Outro ponto de resistência ao novo é a lembrança da ferida que ficou do golpe contra o governo João Goulart, tolerado pelos comandos militares por estar sob os grilhões de um parlamentarismo circunstancial, o que explica o fato de o presidente manietado ter trabalhado, todo o tempo, para ver restaurados seus antigos poderes. É o que parece desautorizar alguns comentaristas ao afirmar que o então primeiro-ministro Tancredo Neves estava em véspera de convencer Goulart a render-se à realidade e esquecer os pretendidos poderes. Não obstante, é preciso lembrar que divergência doméstica na bancada do Ceará, entre Martins Rodrigues e Virgílio Távora, impediu que Tancredo disputasse uma cadeira de deputado por Minas sem deixar de ser primeiro-ministro. Querem que, não fosse isso, talvez a História do sistema fosse outra. Mas não há indícios palpáveis para assegurar.

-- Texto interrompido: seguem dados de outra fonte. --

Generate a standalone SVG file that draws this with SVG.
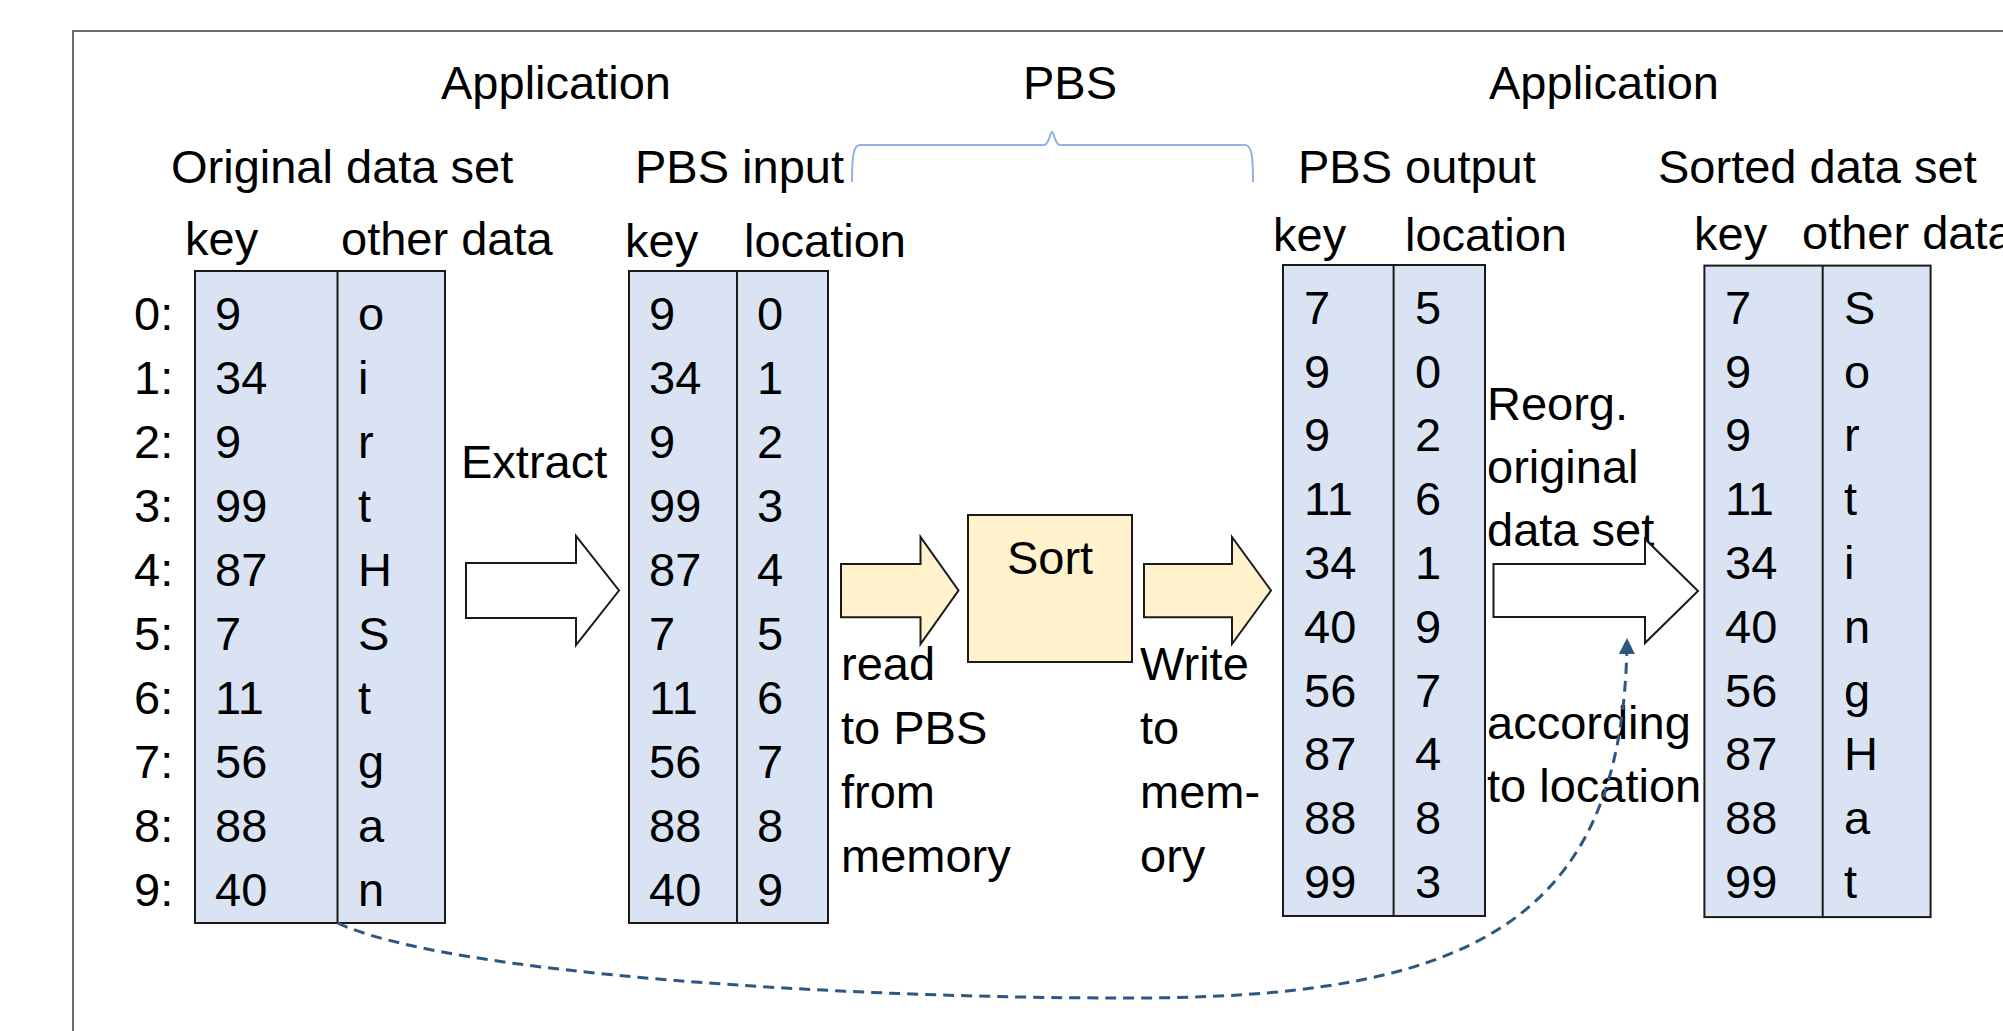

Para que se tenha dimensão objetiva do manancial das resistências a serem reeditadas bastaria dizer que o tiroteio vai sair das trincheiras do próprio presidencialismo, com apoio das bancadas fiéis de deputados e senadores. Tomemos, de novo, a experiência com João Goulart, que, como se disse, outra coisa não arquitetava que não a derrocada do Gabinete. Sabia como fazer. Quando indicou San Thiago Dantas, do PTB, para primeiro-ministro, só o fez porque tinha certeza da rejeição. Mais claro ainda, ao submeter ao Congresso o nome de Auro de Moura Andrade. Sabendo que ele alimentava simpatias parlamentaristas exigiu uma carta de renúncia antecipada…

A luta pelo parlamentarismo é antiga, viesse ele puro ou com a roupagem do semi, como agora se pretende. Memórias de meio século da Câmara dos Deputados guardam a figura retilínea do pioneiro gaúcho Raul Pila. Passou a vida lutando por essa ideia, sonhando o impossível.